Thursday, March 7, 2013

Today's Tip: Easy, Healthy & Hearty Shrimp Gumbo

Even though it's March and spring is right around the corner, the chilly nights still put me in the mood for a nice warm soup for supper.  My kids love shrimp, and this easy shrimp gumbo recipe is always a hit around here.  Try it and let me know what you think!

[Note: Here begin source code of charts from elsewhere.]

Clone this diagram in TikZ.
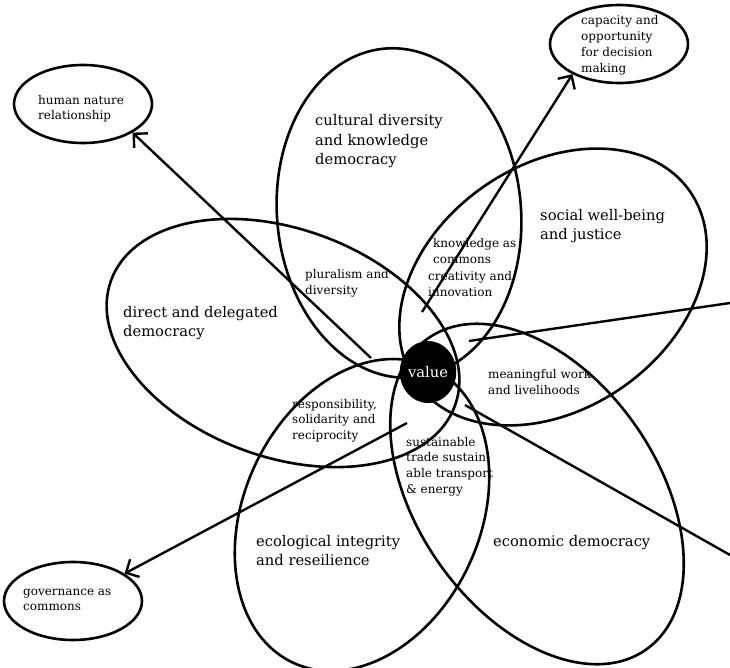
\documentclass[tikz,border=0pt]{standalone}
\usepackage{fontspec}
\setmainfont{DejaVu Serif}
\usetikzlibrary{shapes.geometric,arrows.meta}
\begin{document}
\begin{tikzpicture}[x=1pt,y=-1pt,
  petal/.style={ellipse,draw,line width=2.6pt,inner sep=0pt},
  outerbox/.style={ellipse,draw,line width=2.6pt,inner sep=0pt,minimum width=138pt,minimum height=78pt},
  big/.style={inner sep=0pt,align=left,anchor=base west,font=\fontsize{14.7}{19.5}\selectfont},
  small/.style={inner sep=0pt,align=left,anchor=base west,font=\fontsize{12}{15.8}\selectfont},
  conn/.style={line width=2.4pt,-{Straight Barb[length=10pt,width=20pt]}},
  rayline/.style={line width=2.4pt}]
\useasboundingbox (0,0) rectangle (730,668);

% petals
\node[petal,minimum width=244pt,minimum height=330pt,rotate=5] (cult) at (399,213) {};
\node[petal,minimum width=334pt,minimum height=244pt,rotate=35] (soc) at (553,287) {};
\node[petal,minimum width=380pt,minimum height=240pt,rotate=-55] (econ) at (537,494) {};
\node[petal,minimum width=326pt,minimum height=236pt,rotate=65] (eco) at (362,515) {};
\node[petal,minimum width=366pt,minimum height=228pt,rotate=-20] (dir) at (283,343) {};

% outer ellipses
\node[outerbox] (human) at (83,104) {};
\node[outerbox] (cap) at (619,44) {};
\node[outerbox] (gov) at (73,601) {};

% arrows
\coordinate (th) at (371,358);
\coordinate (tc) at (422,312);
\coordinate (tg) at (407,423);
\coordinate (tr1) at (469,341);
\coordinate (er1) at (730,303);
\coordinate (tr2) at (465,405);
\coordinate (er2) at (730,555);
\draw[conn] (th) -- (human.-30);
\draw[conn] (tc) -- (cap.-147);
\draw[conn] (tg) -- (gov.28);
\draw[rayline] (tr1) -- (er1);
\draw[rayline] (tr2) -- (er2);

% value
\node[ellipse,fill=black,inner sep=0pt,minimum width=50pt,minimum height=62pt,text=white,font=\fontsize{14.7}{19.5}\selectfont] (val) at (428,372) {value};

% labels (anchor = baseline of last line)
\node[big] (lcult) at (315,165) {cultural diversity\\and knowledge\\democracy};
\node[big] (lsoc) at (540,240) {social well-being\\and justice};
\node[big] (ldir) at (123,336.5) {direct and delegated\\democracy};
\node[big] (leco) at (256,565.5) {ecological integrity\\and reseilience};
\node[big] (lecon) at (493,546) {economic democracy};
\node[small] (lplur) at (305,294) {pluralism and\\diversity};
\node[small] (lknow) at (433,263) {knowledge as\\commons};
\node[small] (lcrea) at (428,296.5) {creativity and\\innovation};
\node[small] (lmean) at (488,394) {meaningful work\\and livelihoods};
\node[small] (lresp) at (292,439.6) {responsibility,\\solidarity and\\reciprocity};
\node[small] (lsust) at (406,493.4) {sustainable\\trade sustain-\\able transport\\\& energy};
\node[small] (lhum) at (38,120) {human nature\\relationship};
\node[small] (lcap) at (581,72.4) {capacity and\\opportunity\\for decision\\making};
\node[small] (lgov) at (23,610.8) {governance as\\commons};
\end{tikzpicture}
\end{document}
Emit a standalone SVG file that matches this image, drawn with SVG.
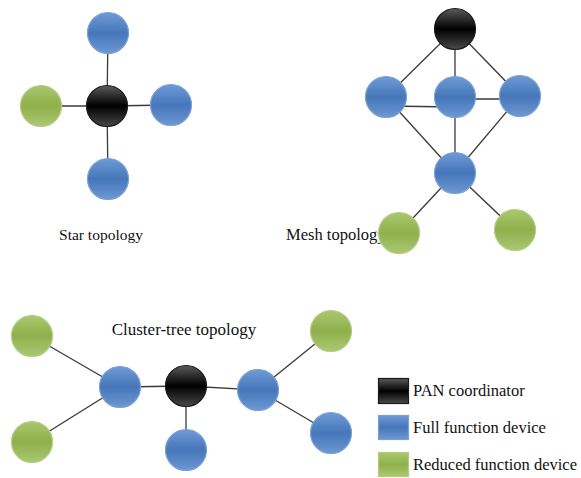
<svg xmlns="http://www.w3.org/2000/svg" width="581" height="478" viewBox="0 0 581 478">
<style>
.e{stroke:#3a3a3a;stroke-width:1.3;fill:none}
.b{fill:url(#gb);stroke:#7aa0d4;stroke-width:1.2}
.g{fill:url(#gg);stroke:#b2cc84;stroke-width:1.2}
.k{fill:url(#gk);stroke:#1a1a1a;stroke-width:1.2}
.t{font-family:"Liberation Serif","Times New Roman",serif;font-size:15.5px;fill:#111}
.l{font-size:16.5px}
</style>
<defs>
<linearGradient id="gb" x1="0" y1="0" x2="0" y2="1">
<stop offset="0" stop-color="#6f9ad6"/><stop offset="0.5" stop-color="#4677ba"/><stop offset="1" stop-color="#6d98d2"/>
</linearGradient>
<linearGradient id="gg" x1="0" y1="0" x2="0" y2="1">
<stop offset="0" stop-color="#a9c86e"/><stop offset="0.5" stop-color="#8fb04c"/><stop offset="1" stop-color="#abc872"/>
</linearGradient>
<linearGradient id="gk" x1="0" y1="0" x2="0" y2="1">
<stop offset="0" stop-color="#5a5a5a"/><stop offset="0.5" stop-color="#000"/><stop offset="1" stop-color="#4a4a4a"/>
</linearGradient>
</defs>
<rect width="581" height="478" fill="#fff"/>
<g id="connectors">
<line class="e" x1="107" y1="106" x2="108" y2="33"/>
<line class="e" x1="107" y1="106" x2="41" y2="106"/>
<line class="e" x1="107" y1="106" x2="171" y2="105"/>
<line class="e" x1="107" y1="106" x2="108" y2="179"/>
<line class="e" x1="455" y1="29" x2="386" y2="97"/>
<line class="e" x1="455" y1="29" x2="455" y2="97"/>
<line class="e" x1="455" y1="29" x2="520" y2="96"/>
<line class="e" x1="386" y1="106" x2="455" y2="107"/>
<line class="e" x1="455" y1="99" x2="520" y2="99"/>
<line class="e" x1="386" y1="97" x2="455" y2="173"/>
<line class="e" x1="455" y1="97" x2="455" y2="173"/>
<line class="e" x1="520" y1="96" x2="455" y2="173"/>
<line class="e" x1="455" y1="173" x2="399" y2="233"/>
<line class="e" x1="455" y1="173" x2="515" y2="230"/>
<line class="e" x1="32" y1="336" x2="120" y2="387"/>
<line class="e" x1="32" y1="442" x2="120" y2="387"/>
<line class="e" x1="120" y1="387" x2="186" y2="386"/>
<line class="e" x1="186" y1="386" x2="186" y2="450"/>
<line class="e" x1="186" y1="386" x2="258" y2="390"/>
<line class="e" x1="258" y1="390" x2="331" y2="331"/>
<line class="e" x1="258" y1="390" x2="331" y2="433"/>
</g>
<text class="t" x="101" y="240" text-anchor="middle">Star topology</text>
<text class="t" x="286" y="240" style="font-size:16.5px">Mesh topology</text>
<text class="t" x="184" y="335" text-anchor="middle" style="font-size:17px">Cluster-tree topology</text>
<g id="star-center"><circle class="k" cx="107" cy="106" r="20.5"/></g>
<g id="star-top"><circle class="b" cx="108" cy="33" r="20.5"/></g>
<g id="star-left"><circle class="g" cx="41" cy="106" r="20.5"/></g>
<g id="star-right"><circle class="b" cx="171" cy="105" r="20.5"/></g>
<g id="star-bottom"><circle class="b" cx="108" cy="179" r="20.5"/></g>
<g id="mesh-coord"><circle class="k" cx="455" cy="29" r="20.5"/></g>
<g id="mesh-left"><circle class="b" cx="386" cy="97" r="20.5"/></g>
<g id="mesh-mid"><circle class="b" cx="455" cy="97" r="20.5"/></g>
<g id="mesh-right"><circle class="b" cx="520" cy="96" r="20.5"/></g>
<g id="mesh-bottom"><circle class="b" cx="455" cy="173" r="20.5"/></g>
<g id="mesh-green-left"><circle class="g" cx="399" cy="233" r="20.5"/></g>
<g id="mesh-green-right"><circle class="g" cx="515" cy="230" r="20.5"/></g>
<g id="ct-green-tl"><circle class="g" cx="32" cy="336" r="20.5"/></g>
<g id="ct-green-bl"><circle class="g" cx="32" cy="442" r="20.5"/></g>
<g id="ct-blue-left"><circle class="b" cx="120" cy="387" r="20.5"/></g>
<g id="ct-coord"><circle class="k" cx="186" cy="386" r="20.5"/></g>
<g id="ct-blue-below"><circle class="b" cx="186" cy="450" r="20.5"/></g>
<g id="ct-blue-right"><circle class="b" cx="258" cy="390" r="20.5"/></g>
<g id="ct-green-tr"><circle class="g" cx="331" cy="331" r="20.5"/></g>
<g id="ct-blue-br"><circle class="b" cx="331" cy="433" r="20.5"/></g>
<g id="legend">
<rect class="k" x="378.5" y="378.5" width="30" height="25"/>
<rect class="b" x="378.5" y="415.5" width="30" height="24"/>
<rect class="g" x="378.5" y="452.5" width="30" height="24"/>
<text class="t l" x="413" y="396">PAN coordinator</text>
<text class="t l" x="413" y="433">Full function device</text>
<text class="t l" x="413" y="470">Reduced function device</text>
</g>
</svg>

Hearty Healthy Shrimp Gumbo
Prep Time: 20 mins Total Time: 1 hrs 20 mins Servings: 6

Ingredients

    • 2 tablespoons all-purpose flour
    • 2 teaspoons olive oil
    • 1 medium onions, chopped
    • 1 medium green bell peppers, chopped
    • 1 -1 ½ medium celery ribs, sliced
    • 14 ½ ounces diced tomatoes, undrained
    • 10 ounces frozen sliced okra, thawed ( about 2 cups)
    • 2 bay leaves
    • 1 tablespoon Worcestershire sauce
    • 1 teaspoon sugar
    • ¾ teaspoon dried thyme, crumbled
    • 10 1/2oz canned fat-free low-sodium chicken broth
    • 1 lb fresh shrimp or 1 lb frozen peeled medium raw shrimp, thawed if frozen
    • 2 teaspoons olive oil
    • ¾ teaspoon salt
    • ¼ teaspoon red hot pepper sauce
    • 1 cup regular or instant brown rice

Directions

  1. Prepare the rice according to the package directions (may also use bulgur wheat).
  2. Heat a Dutch oven over medium heat. Cook the flour for 1-2 minutes or until beginning to turn off-white, stirring constantly. Do not overcook. Transfer to a plate.
  3. Add 2 teaspoons oil to the pot and swirl to coat the bottom. Cook the onion, bell pepper, and celery for 5 minutes, stirring frequently.
  4. Stir in the undrained tomatoes, okra, broth, bay leaves, Worcestershire sauce, sugar, & thyme.
  5. In a jar with a tight-fitting lid, combine the remaining broth and the reserved flour. Cover and shake until completely blended.
  6. Stir into the tomato mixture and bring to a boil over high heat. Reduce the heat and simmer, covered, for 25 minutes, or until the okra is very tender and the mixture has thickened, stirring frequently.
  7. Stir in the shrimp & cook, covered, for 5 minutes, or until the shrimp turn pink. Remove from heat & stir in the olive oil, salt, and hot pepper sauce. Let stand for at least 15 minutes. Discard the bay leaves.
  8. To serve, spoon the rice into soup bowls. Ladle the gumbo over the rice & enjoy!